═════ Information supplied

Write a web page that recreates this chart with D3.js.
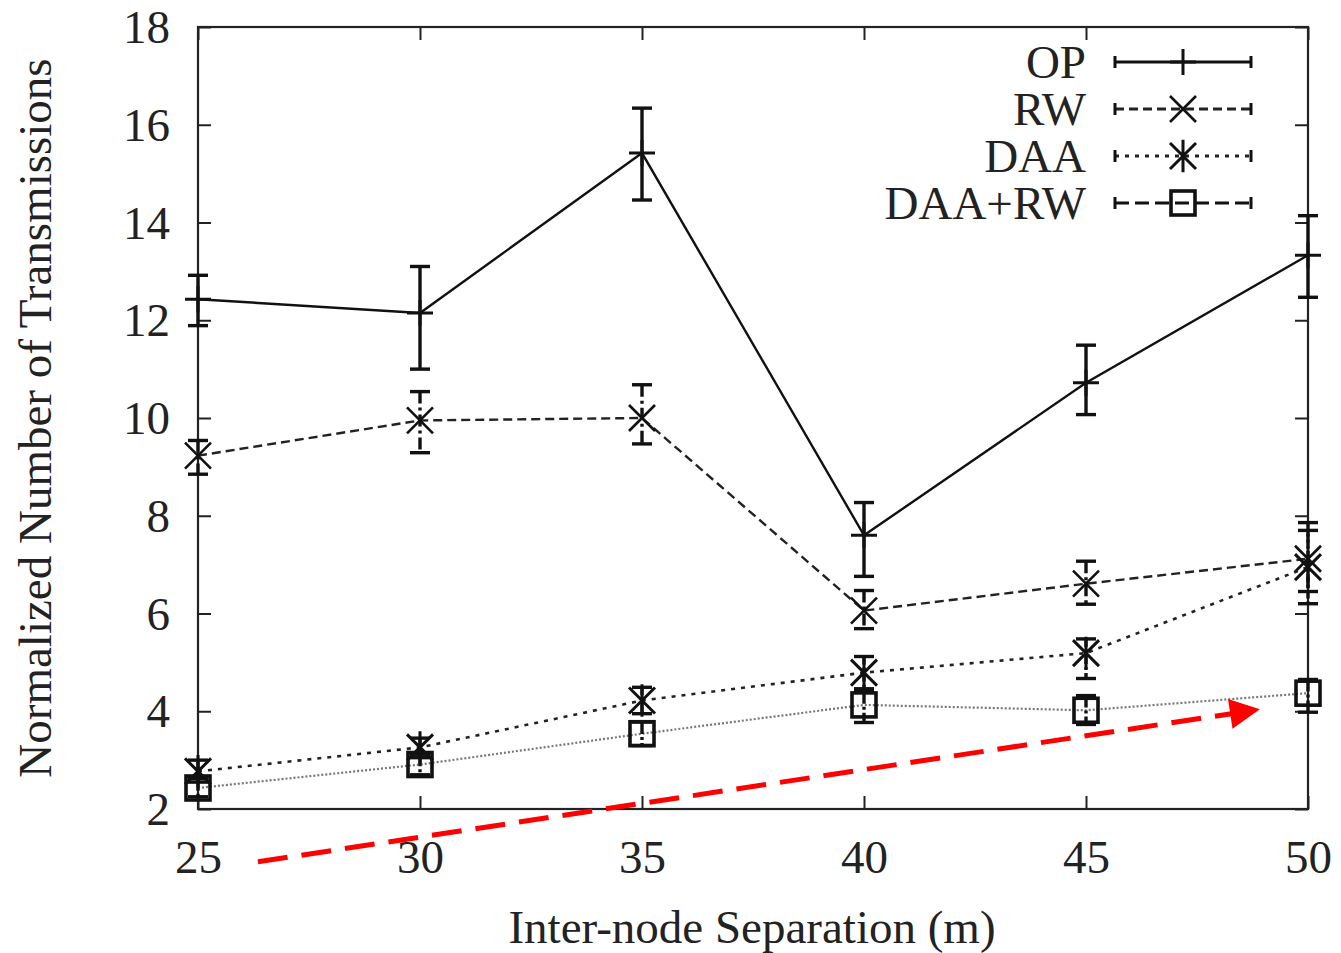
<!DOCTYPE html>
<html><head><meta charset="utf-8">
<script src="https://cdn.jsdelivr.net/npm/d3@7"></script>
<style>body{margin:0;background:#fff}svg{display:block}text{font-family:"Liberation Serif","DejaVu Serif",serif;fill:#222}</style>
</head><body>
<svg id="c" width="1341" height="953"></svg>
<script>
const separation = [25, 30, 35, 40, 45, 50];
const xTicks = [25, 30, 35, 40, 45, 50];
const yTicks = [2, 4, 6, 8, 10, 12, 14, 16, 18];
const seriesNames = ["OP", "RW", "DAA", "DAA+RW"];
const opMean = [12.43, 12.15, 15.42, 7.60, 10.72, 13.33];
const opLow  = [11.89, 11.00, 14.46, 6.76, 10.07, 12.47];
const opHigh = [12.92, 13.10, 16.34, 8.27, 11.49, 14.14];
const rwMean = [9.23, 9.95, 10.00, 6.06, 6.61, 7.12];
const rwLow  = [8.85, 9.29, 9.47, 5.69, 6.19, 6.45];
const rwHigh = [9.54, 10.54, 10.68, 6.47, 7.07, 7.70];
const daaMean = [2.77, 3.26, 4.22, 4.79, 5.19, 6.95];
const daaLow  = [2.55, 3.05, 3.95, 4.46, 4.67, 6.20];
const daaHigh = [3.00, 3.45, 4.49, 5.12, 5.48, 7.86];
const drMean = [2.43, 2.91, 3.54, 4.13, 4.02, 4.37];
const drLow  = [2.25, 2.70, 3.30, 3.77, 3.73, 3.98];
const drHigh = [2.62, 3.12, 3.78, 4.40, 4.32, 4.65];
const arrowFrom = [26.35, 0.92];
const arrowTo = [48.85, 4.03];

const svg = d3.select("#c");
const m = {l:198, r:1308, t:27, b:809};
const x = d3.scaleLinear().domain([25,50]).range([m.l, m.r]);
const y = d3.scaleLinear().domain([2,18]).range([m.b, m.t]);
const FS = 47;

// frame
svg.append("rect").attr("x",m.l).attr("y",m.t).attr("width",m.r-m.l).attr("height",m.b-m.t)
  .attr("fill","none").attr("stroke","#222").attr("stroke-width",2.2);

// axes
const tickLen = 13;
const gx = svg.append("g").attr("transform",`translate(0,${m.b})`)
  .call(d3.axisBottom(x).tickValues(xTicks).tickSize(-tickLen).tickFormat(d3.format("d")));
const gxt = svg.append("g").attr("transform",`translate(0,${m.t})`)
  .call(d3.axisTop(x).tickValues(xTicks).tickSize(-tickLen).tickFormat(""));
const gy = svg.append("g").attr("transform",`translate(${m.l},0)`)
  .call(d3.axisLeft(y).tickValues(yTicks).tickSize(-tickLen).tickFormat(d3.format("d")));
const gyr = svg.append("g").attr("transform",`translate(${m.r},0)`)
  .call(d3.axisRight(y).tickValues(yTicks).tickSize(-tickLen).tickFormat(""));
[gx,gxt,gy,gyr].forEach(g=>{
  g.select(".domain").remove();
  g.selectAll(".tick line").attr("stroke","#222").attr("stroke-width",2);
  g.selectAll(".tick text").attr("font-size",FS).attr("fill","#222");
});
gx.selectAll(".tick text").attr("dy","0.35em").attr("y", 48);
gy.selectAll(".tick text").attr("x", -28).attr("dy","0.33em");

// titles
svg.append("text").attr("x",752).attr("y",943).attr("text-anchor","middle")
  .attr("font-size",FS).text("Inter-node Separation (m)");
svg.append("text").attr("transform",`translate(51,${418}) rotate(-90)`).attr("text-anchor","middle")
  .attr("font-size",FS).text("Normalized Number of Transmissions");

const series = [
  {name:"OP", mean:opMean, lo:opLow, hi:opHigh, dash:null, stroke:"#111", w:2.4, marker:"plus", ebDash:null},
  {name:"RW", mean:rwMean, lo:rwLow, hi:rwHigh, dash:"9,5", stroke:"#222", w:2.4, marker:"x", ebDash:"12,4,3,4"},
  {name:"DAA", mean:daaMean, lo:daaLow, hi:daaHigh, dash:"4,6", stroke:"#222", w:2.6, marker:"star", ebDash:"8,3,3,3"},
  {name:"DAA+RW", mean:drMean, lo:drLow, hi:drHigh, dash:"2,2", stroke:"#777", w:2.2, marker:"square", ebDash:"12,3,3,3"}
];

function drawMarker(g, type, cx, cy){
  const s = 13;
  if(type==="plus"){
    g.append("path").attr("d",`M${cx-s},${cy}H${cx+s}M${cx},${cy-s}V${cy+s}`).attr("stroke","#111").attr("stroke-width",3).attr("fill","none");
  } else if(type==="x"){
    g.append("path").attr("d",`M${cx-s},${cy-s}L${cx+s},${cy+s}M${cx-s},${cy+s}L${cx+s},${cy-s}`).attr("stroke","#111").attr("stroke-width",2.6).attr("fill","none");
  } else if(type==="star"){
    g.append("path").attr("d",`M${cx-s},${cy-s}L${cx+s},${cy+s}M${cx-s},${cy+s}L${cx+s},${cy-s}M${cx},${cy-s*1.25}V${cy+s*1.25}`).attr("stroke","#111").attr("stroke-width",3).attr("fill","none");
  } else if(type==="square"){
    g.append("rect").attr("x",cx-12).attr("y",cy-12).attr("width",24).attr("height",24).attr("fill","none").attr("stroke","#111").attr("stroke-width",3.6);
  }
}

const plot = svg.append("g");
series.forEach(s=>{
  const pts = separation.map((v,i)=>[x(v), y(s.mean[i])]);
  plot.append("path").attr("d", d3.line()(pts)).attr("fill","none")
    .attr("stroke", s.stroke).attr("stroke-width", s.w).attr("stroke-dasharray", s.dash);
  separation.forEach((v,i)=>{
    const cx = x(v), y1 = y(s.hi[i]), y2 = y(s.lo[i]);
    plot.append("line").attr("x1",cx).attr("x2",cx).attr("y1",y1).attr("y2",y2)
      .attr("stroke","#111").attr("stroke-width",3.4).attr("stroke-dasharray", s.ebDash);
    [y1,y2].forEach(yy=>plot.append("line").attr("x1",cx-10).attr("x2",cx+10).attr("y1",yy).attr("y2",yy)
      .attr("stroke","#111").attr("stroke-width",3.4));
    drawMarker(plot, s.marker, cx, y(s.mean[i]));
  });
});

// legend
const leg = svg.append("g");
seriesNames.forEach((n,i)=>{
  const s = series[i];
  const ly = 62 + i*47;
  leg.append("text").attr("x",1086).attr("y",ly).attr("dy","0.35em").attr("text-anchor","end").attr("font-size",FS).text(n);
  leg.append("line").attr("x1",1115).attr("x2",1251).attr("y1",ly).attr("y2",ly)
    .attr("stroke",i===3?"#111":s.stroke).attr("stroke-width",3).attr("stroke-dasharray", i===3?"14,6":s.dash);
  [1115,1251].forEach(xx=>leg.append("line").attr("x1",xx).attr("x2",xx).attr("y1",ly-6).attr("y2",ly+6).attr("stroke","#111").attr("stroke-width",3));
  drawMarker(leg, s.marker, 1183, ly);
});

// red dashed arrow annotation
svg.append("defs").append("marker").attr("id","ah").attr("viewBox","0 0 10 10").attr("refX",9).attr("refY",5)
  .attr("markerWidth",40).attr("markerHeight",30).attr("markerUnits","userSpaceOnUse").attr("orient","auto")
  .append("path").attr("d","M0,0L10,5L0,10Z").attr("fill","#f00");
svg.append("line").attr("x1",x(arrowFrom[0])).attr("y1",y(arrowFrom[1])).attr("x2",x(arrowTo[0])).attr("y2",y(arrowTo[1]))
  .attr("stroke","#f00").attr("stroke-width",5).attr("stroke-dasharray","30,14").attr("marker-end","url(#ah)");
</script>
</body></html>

══════════

(Requirement):
Copy each line in full and exactly, omitting any picture.

(Answer for the task):
Write a web page that recreates this chart with D3.js.
<!DOCTYPE html>
<html><head><meta charset="utf-8">
<script src="https://cdn.jsdelivr.net/npm/d3@7"></script>
<style>body{margin:0;background:#fff}svg{display:block}text{font-family:"Liberation Serif","DejaVu Serif",serif;fill:#222}</style>
</head><body>
<svg id="c" width="1341" height="953"></svg>
<script>
const separation = [25, 30, 35, 40, 45, 50];
const xTicks = [25, 30, 35, 40, 45, 50];
const yTicks = [2, 4, 6, 8, 10, 12, 14, 16, 18];
const seriesNames = ["OP", "RW", "DAA", "DAA+RW"];
const opMean = [12.43, 12.15, 15.42, 7.60, 10.72, 13.33];
const opLow  = [11.89, 11.00, 14.46, 6.76, 10.07, 12.47];
const opHigh = [12.92, 13.10, 16.34, 8.27, 11.49, 14.14];
const rwMean = [9.23, 9.95, 10.00, 6.06, 6.61, 7.12];
const rwLow  = [8.85, 9.29, 9.47, 5.69, 6.19, 6.45];
const rwHigh = [9.54, 10.54, 10.68, 6.47, 7.07, 7.70];
const daaMean = [2.77, 3.26, 4.22, 4.79, 5.19, 6.95];
const daaLow  = [2.55, 3.05, 3.95, 4.46, 4.67, 6.20];
const daaHigh = [3.00, 3.45, 4.49, 5.12, 5.48, 7.86];
const drMean = [2.43, 2.91, 3.54, 4.13, 4.02, 4.37];
const drLow  = [2.25, 2.70, 3.30, 3.77, 3.73, 3.98];
const drHigh = [2.62, 3.12, 3.78, 4.40, 4.32, 4.65];
const arrowFrom = [26.35, 0.92];
const arrowTo = [48.85, 4.03];

const svg = d3.select("#c");
const m = {l:198, r:1308, t:27, b:809};
const x = d3.scaleLinear().domain([25,50]).range([m.l, m.r]);
const y = d3.scaleLinear().domain([2,18]).range([m.b, m.t]);
const FS = 47;

// frame
svg.append("rect").attr("x",m.l).attr("y",m.t).attr("width",m.r-m.l).attr("height",m.b-m.t)
  .attr("fill","none").attr("stroke","#222").attr("stroke-width",2.2);

// axes
const tickLen = 13;
const gx = svg.append("g").attr("transform",`translate(0,${m.b})`)
  .call(d3.axisBottom(x).tickValues(xTicks).tickSize(-tickLen).tickFormat(d3.format("d")));
const gxt = svg.append("g").attr("transform",`translate(0,${m.t})`)
  .call(d3.axisTop(x).tickValues(xTicks).tickSize(-tickLen).tickFormat(""));
const gy = svg.append("g").attr("transform",`translate(${m.l},0)`)
  .call(d3.axisLeft(y).tickValues(yTicks).tickSize(-tickLen).tickFormat(d3.format("d")));
const gyr = svg.append("g").attr("transform",`translate(${m.r},0)`)
  .call(d3.axisRight(y).tickValues(yTicks).tickSize(-tickLen).tickFormat(""));
[gx,gxt,gy,gyr].forEach(g=>{
  g.select(".domain").remove();
  g.selectAll(".tick line").attr("stroke","#222").attr("stroke-width",2);
  g.selectAll(".tick text").attr("font-size",FS).attr("fill","#222");
});
gx.selectAll(".tick text").attr("dy","0.35em").attr("y", 48);
gy.selectAll(".tick text").attr("x", -28).attr("dy","0.33em");

// titles
svg.append("text").attr("x",752).attr("y",943).attr("text-anchor","middle")
  .attr("font-size",FS).text("Inter-node Separation (m)");
svg.append("text").attr("transform",`translate(51,${418}) rotate(-90)`).attr("text-anchor","middle")
  .attr("font-size",FS).text("Normalized Number of Transmissions");

const series = [
  {name:"OP", mean:opMean, lo:opLow, hi:opHigh, dash:null, stroke:"#111", w:2.4, marker:"plus", ebDash:null},
  {name:"RW", mean:rwMean, lo:rwLow, hi:rwHigh, dash:"9,5", stroke:"#222", w:2.4, marker:"x", ebDash:"12,4,3,4"},
  {name:"DAA", mean:daaMean, lo:daaLow, hi:daaHigh, dash:"4,6", stroke:"#222", w:2.6, marker:"star", ebDash:"8,3,3,3"},
  {name:"DAA+RW", mean:drMean, lo:drLow, hi:drHigh, dash:"2,2", stroke:"#777", w:2.2, marker:"square", ebDash:"12,3,3,3"}
];

function drawMarker(g, type, cx, cy){
  const s = 13;
  if(type==="plus"){
    g.append("path").attr("d",`M${cx-s},${cy}H${cx+s}M${cx},${cy-s}V${cy+s}`).attr("stroke","#111").attr("stroke-width",3).attr("fill","none");
  } else if(type==="x"){
    g.append("path").attr("d",`M${cx-s},${cy-s}L${cx+s},${cy+s}M${cx-s},${cy+s}L${cx+s},${cy-s}`).attr("stroke","#111").attr("stroke-width",2.6).attr("fill","none");
  } else if(type==="star"){
    g.append("path").attr("d",`M${cx-s},${cy-s}L${cx+s},${cy+s}M${cx-s},${cy+s}L${cx+s},${cy-s}M${cx},${cy-s*1.25}V${cy+s*1.25}`).attr("stroke","#111").attr("stroke-width",3).attr("fill","none");
  } else if(type==="square"){
    g.append("rect").attr("x",cx-12).attr("y",cy-12).attr("width",24).attr("height",24).attr("fill","none").attr("stroke","#111").attr("stroke-width",3.6);
  }
}

const plot = svg.append("g");
series.forEach(s=>{
  const pts = separation.map((v,i)=>[x(v), y(s.mean[i])]);
  plot.append("path").attr("d", d3.line()(pts)).attr("fill","none")
    .attr("stroke", s.stroke).attr("stroke-width", s.w).attr("stroke-dasharray", s.dash);
  separation.forEach((v,i)=>{
    const cx = x(v), y1 = y(s.hi[i]), y2 = y(s.lo[i]);
    plot.append("line").attr("x1",cx).attr("x2",cx).attr("y1",y1).attr("y2",y2)
      .attr("stroke","#111").attr("stroke-width",3.4).attr("stroke-dasharray", s.ebDash);
    [y1,y2].forEach(yy=>plot.append("line").attr("x1",cx-10).attr("x2",cx+10).attr("y1",yy).attr("y2",yy)
      .attr("stroke","#111").attr("stroke-width",3.4));
    drawMarker(plot, s.marker, cx, y(s.mean[i]));
  });
});

// legend
const leg = svg.append("g");
seriesNames.forEach((n,i)=>{
  const s = series[i];
  const ly = 62 + i*47;
  leg.append("text").attr("x",1086).attr("y",ly).attr("dy","0.35em").attr("text-anchor","end").attr("font-size",FS).text(n);
  leg.append("line").attr("x1",1115).attr("x2",1251).attr("y1",ly).attr("y2",ly)
    .attr("stroke",i===3?"#111":s.stroke).attr("stroke-width",3).attr("stroke-dasharray", i===3?"14,6":s.dash);
  [1115,1251].forEach(xx=>leg.append("line").attr("x1",xx).attr("x2",xx).attr("y1",ly-6).attr("y2",ly+6).attr("stroke","#111").attr("stroke-width",3));
  drawMarker(leg, s.marker, 1183, ly);
});

// red dashed arrow annotation
svg.append("defs").append("marker").attr("id","ah").attr("viewBox","0 0 10 10").attr("refX",9).attr("refY",5)
  .attr("markerWidth",40).attr("markerHeight",30).attr("markerUnits","userSpaceOnUse").attr("orient","auto")
  .append("path").attr("d","M0,0L10,5L0,10Z").attr("fill","#f00");
svg.append("line").attr("x1",x(arrowFrom[0])).attr("y1",y(arrowFrom[1])).attr("x2",x(arrowTo[0])).attr("y2",y(arrowTo[1]))
  .attr("stroke","#f00").attr("stroke-width",5).attr("stroke-dasharray","30,14").attr("marker-end","url(#ah)");
</script>
</body></html>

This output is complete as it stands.